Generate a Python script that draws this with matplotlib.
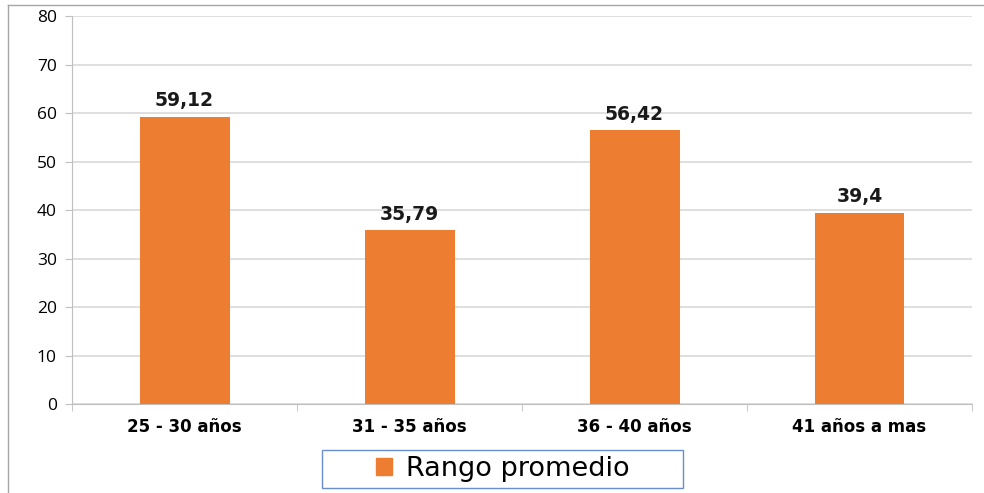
import matplotlib.pyplot as plt
from matplotlib.lines import Line2D

categorias = ['25 - 30 años', '31 - 35 años', '36 - 40 años', '41 años a mas']
valores = [59.12, 35.79, 56.42, 39.4]
etiquetas = ['59,12', '35,79', '56,42', '39,4']

plt.rcParams['font.family'] = ['Open Sans', 'DejaVu Sans']

fig = plt.figure(figsize=(9.84, 4.93), dpi=100)
ax = fig.add_axes([0.0732, 0.1805, 0.9146, 0.787])

x = range(len(categorias))
ax.bar(x, valores, width=0.4, color='#ED7D31', zorder=3)
for xi, v, t in zip(x, valores, etiquetas):
    ax.text(xi, v + 1.4, t, ha='center', va='bottom', fontsize=13.5, fontweight='bold',
            color='#1a1a1a', family='DejaVu Sans')

ax.set_xlim(-0.5, len(categorias) - 0.5)
ax.set_ylim(0, 80)
ax.set_yticks(range(0, 81, 10))
ax.yaxis.grid(True, color='#D9D9D9', linewidth=1.2, zorder=0)
ax.set_xticks(list(x))
ax.set_xticklabels(categorias, fontsize=12, fontweight='bold', family='DejaVu Sans')
ax.set_xticks([i + 0.5 for i in range(-1, len(categorias))], minor=True)
ax.tick_params(axis='x', which='major', length=0, pad=10)
ax.tick_params(axis='x', which='minor', length=5, color='#BFBFBF')
ax.tick_params(axis='y', length=5, color='#BFBFBF', labelsize=12.5, pad=6)
for s in ['top', 'right']:
    ax.spines[s].set_visible(False)
ax.spines['left'].set_color('#BFBFBF')
ax.spines['bottom'].set_color('#BFBFBF')

# marco exterior
fig.add_artist(Line2D([8 / 984, 8 / 984], [0, 1 - 5 / 493], color='#A6A6A6', lw=1))
fig.add_artist(Line2D([8 / 984, 1], [1 - 5 / 493, 1 - 5 / 493], color='#A6A6A6', lw=1))

leg = fig.legend(handles=[plt.Rectangle((0, 0), 1, 1, color='#ED7D31')], labels=['Rango promedio'],
                 loc='center', bbox_to_anchor=(0.5107, 0.0487), frameon=True,
                 prop={'family': 'DejaVu Sans', 'size': 19.5},
                 fancybox=False, handlelength=0.6, handleheight=0.6, borderpad=0.22,
                 handletextpad=0.5, borderaxespad=0)
leg.get_frame().set_edgecolor('#4472C4')
leg.get_frame().set_linewidth(1)
leg._legend_box.set_width(350)

fig.savefig('out.png', dpi=100)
-------------------------
> Your goal:
Take the lines from the start of the material to the line with "etiquetas = ['59,12', '35,79', '56,42', '39,4']", both included, and transcribe them exactly without the pictures.

> Solved exercise:
Generate a Python script that draws this with matplotlib.
import matplotlib.pyplot as plt
from matplotlib.lines import Line2D

categorias = ['25 - 30 años', '31 - 35 años', '36 - 40 años', '41 años a mas']
valores = [59.12, 35.79, 56.42, 39.4]
etiquetas = ['59,12', '35,79', '56,42', '39,4']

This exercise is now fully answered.